Um exame moral ao nosso Estado

Um recente processo a um antigo primeiro ministro de Portugal veio mostrar a necessidade de um exame à moralidade do funcionamento da nossa comunidade política. Para lá da sentença que venha a ser pronunciada, ocorre um juízo moral sobre diversas matérias que estão em jogo.

Por Jorge Teixeira da Cunha 

O primeiro que parece oportuno dizer é que a única maneira de moralizar o Estado é estruturar os seus serviços na base do princípio de subsidiariedade. Este caminho torna-se particularmente urgente nas actuais circunstâncias da nossa vida comum. O que acontece é que metade do produto de países como o nosso é administrado pelo Estado. A segurança social, a educação, a saúde, as principais infra-estruturas são áreas administradas pelos políticos que elegemos. Ora isso coloca sob o arbítrio de poucos uma quantidade recursos que, facilmente, coloca os bens do estado ao serviço de grupos de pressão e leva à tentação dos políticos se deixarem corromper. Se a subsidiariedade é sempre uma exigência para o funcionamento do Estado, nas actuais circunstâncias, a urgência é muito maior. Este princípio diz que se devem repartir as competências, privilegiando quem está mais perto das situações, de forma que nunca a competência de uma instituição menor seja indevidamente absorvida por uma instituição maior. O que pode ser feito por uma autarquia, ou por uma região, não deve ser feito pelo Estado central. Deste modo, a malha fica mais apertada, há mais controlo recíproco e menos tendência e menos meios para a corrupção. Houve um tempo em que se disse que a centralização era benéfica para a imparcialidade, mas essa regra não se verifica nas condições de complexidade da vida política que vivemos. As nossas sociedades garantem, e muito bem, direitos sociais que são muito caros de garantir. Por isso, urge repartir competências para evitar vícios.

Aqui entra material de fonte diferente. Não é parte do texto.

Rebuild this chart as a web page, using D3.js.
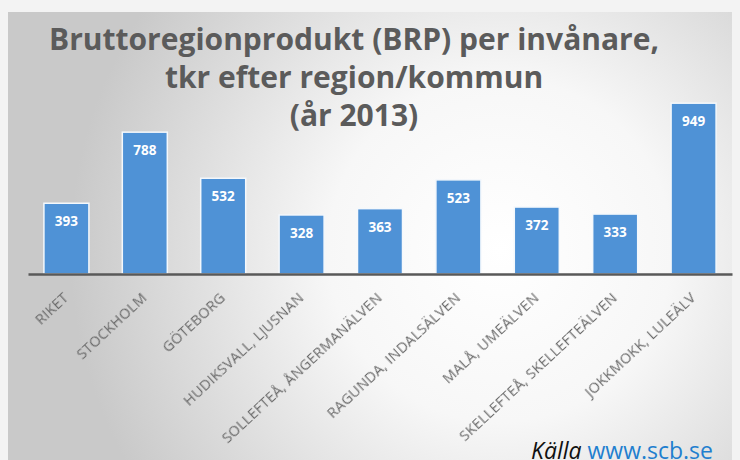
<!DOCTYPE html>
<html>
<head>
<meta charset="utf-8">
<script src="https://cdn.jsdelivr.net/npm/d3@7"></script>
<style>
  body { margin: 0; background: #fff; }
  svg { display: block; }
</style>
</head>
<body>
<div id="chart"></div>
<script>
// BRP per invånare, tkr (år 2013)
const regions = ["RIKET", "STOCKHOLM", "GÖTEBORG", "HUDIKSVALL, LJUSNAN",
  "SOLLEFTEÅ, ÅNGERMANÄLVEN", "RAGUNDA, INDALSÄLVEN", "MALÅ, UMEÄLVEN",
  "SKELLEFTEÅ, SKELLEFTEÄLVEN", "JOKKMOKK, LULEÄLV"];
const brp = [393, 788, 532, 328, 363, 523, 372, 333, 949];
const titleLines = ["Bruttoregionprodukt (BRP) per invånare,",
  "tkr efter region/kommun", "(år 2013)"];

const width = 740, height = 460;
const margin = {top: 94, right: 8, bottom: 186, left: 28};

const svg = d3.select("#chart").append("svg")
    .attr("width", width)
    .attr("height", height);

// panel background, light in the middle and gray towards the edges
const defs = svg.append("defs");
const grad = defs.append("radialGradient")
    .attr("id", "bg")
    .attr("gradientUnits", "userSpaceOnUse")
    .attr("cx", 500).attr("cy", 250).attr("r", 430);
grad.append("stop").attr("offset", "0%").attr("stop-color", "#ffffff");
grad.append("stop").attr("offset", "40%").attr("stop-color", "#f7f7f7");
grad.append("stop").attr("offset", "100%").attr("stop-color", "#c9c9c9");

svg.append("rect")
    .attr("width", width).attr("height", height)
    .attr("fill", "#f3f3f3");
svg.append("rect")
    .attr("x", 8).attr("y", 12)
    .attr("width", 724).attr("height", height - 12)
    .attr("fill", "url(#bg)");

// title
svg.append("g")
    .selectAll("text")
    .data(titleLines)
    .join("text")
    .attr("x", 354)
    .attr("y", (d, i) => 50 + i * 38)
    .attr("text-anchor", "middle")
    .attr("font-family", "'Open Sans', sans-serif")
    .attr("font-weight", "bold")
    .attr("font-size", 30)
    .attr("fill", "#5b5b5b")
    .text(d => d);

const x = d3.scaleBand()
    .domain(regions)
    .range([margin.left, width - margin.right])
    .paddingInner(0.426)
    .paddingOuter(0.203);

const y = d3.scaleLinear()
    .domain([0, 1000])
    .range([height - margin.bottom, margin.top]);

// bars
svg.append("g")
    .selectAll("rect")
    .data(brp)
    .join("rect")
    .attr("x", (d, i) => x(regions[i]))
    .attr("y", d => y(d))
    .attr("width", x.bandwidth())
    .attr("height", d => y(0) - y(d))
    .attr("fill", "#4f92d6")
    .attr("stroke", "#f4f8fc")
    .attr("stroke-width", 1.5);

// value labels inside the bars
svg.append("g")
    .selectAll("text")
    .data(brp)
    .join("text")
    .attr("x", (d, i) => x(regions[i]) + x.bandwidth() / 2)
    .attr("y", d => y(d) + 23)
    .attr("text-anchor", "middle")
    .attr("font-family", "'Open Sans', sans-serif")
    .attr("font-weight", "bold")
    .attr("font-size", 13.5)
    .attr("fill", "#ffffff")
    .text(d => d);

// soft shadow for the category labels
const shadow = defs.append("filter").attr("id", "soft");
shadow.append("feGaussianBlur").attr("stdDeviation", 0.35);

// x axis
const xAxis = svg.append("g")
    .attr("transform", `translate(0,${y(0)})`)
    .call(d3.axisBottom(x).tickSize(0).tickSizeOuter(0));
xAxis.select(".domain")
    .attr("stroke", "#595959")
    .attr("stroke-width", 2.5);
xAxis.selectAll(".tick text")
    .attr("font-family", "'Open Sans', sans-serif")
    .attr("font-size", 14.5)
    .attr("letter-spacing", 0.2)
    .attr("fill", "#6a6a6a")
    .attr("filter", "url(#soft)")
    .attr("text-anchor", "end")
    .attr("dy", 0)
    .attr("y", 0)
    .attr("x", 0)
    .attr("transform", "translate(3,25) rotate(-43)");

// source
const src = svg.append("text")
    .attr("x", 713)
    .attr("y", 459)
    .attr("text-anchor", "end")
    .attr("font-family", "'Open Sans', sans-serif")
    .attr("font-size", 23);
src.append("tspan")
    .attr("font-style", "italic")
    .attr("fill", "#111")
    .text("Källa ");
src.append("tspan")
    .attr("fill", "#1f7fcf")
    .text("www.scb.se");
</script>
</body>
</html>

A segunda coisa que ocorre dizer é que “nos homens julgam-se os homens e nada mais”, para citar um dito famoso do nosso antigo Bispo D. António Ferreira Gomes. Isto quer dizer que não se pode fazer um político pagar por todo o sistema político em que ele esteve envolvido. Quem comete crimes deve ser jugado e condenado por eles, com humanidade e proporção. Neste caso recente, como noutros, é necessário evitar a tentação de julgar num homem os crimes do regime de que foram titulares. Algumas reacções que se ouviram por estes dias manifestam uma grande irracionalidade. Para os ouvidos da teologia, o clamor das turbas contra o político sob juízo evoca o antigo mecanismo do “bode expiatório” que é uma forma de catarse colectiva e não uma forma de aplicar penas justas. Antes pelo contrário, a violência infligida à vítima é uma forma de outros culpados camuflarem a sua culpa. Por isso, a justiça não pode ser feita na rua nem sob os holofotes da comunicação social.

Este contexto mediático leva-nos a uma terceira observação. De facto, a mediatização da vida que se tem verificado cada vez mais condiciona os comportamentos das pessoas, nomeadamente os comportamentos morais. Os media e as redes sociais transferem para a zona irracional da personalidade as formas de julgamento moral. A norma moral deixa de ser uma pauta abstrata e mesurada para se transferir para o terreno da reacção emotiva, sem qualquer controlo da racionalidade. É aqui que radica a actual tendência para banir pessoas com opinião diferente, para julgar o passado sem ter o seu contexto valorativo, para obter ganhos com processos de vitimização e assim por diante. Urge um reforço do pensamento moral que é coisa ninguém parece querer na educação ministrada nas escolas, nem na regra de funcionamento da nossa vida civil. Neste ponto, há muito a fazer pelas comunidades cristãs e pelas escolas que a Igreja promove. O futuro de uma comunidade política justa e democrática depende muito da qualidade moral das pessoas que estamos a formar.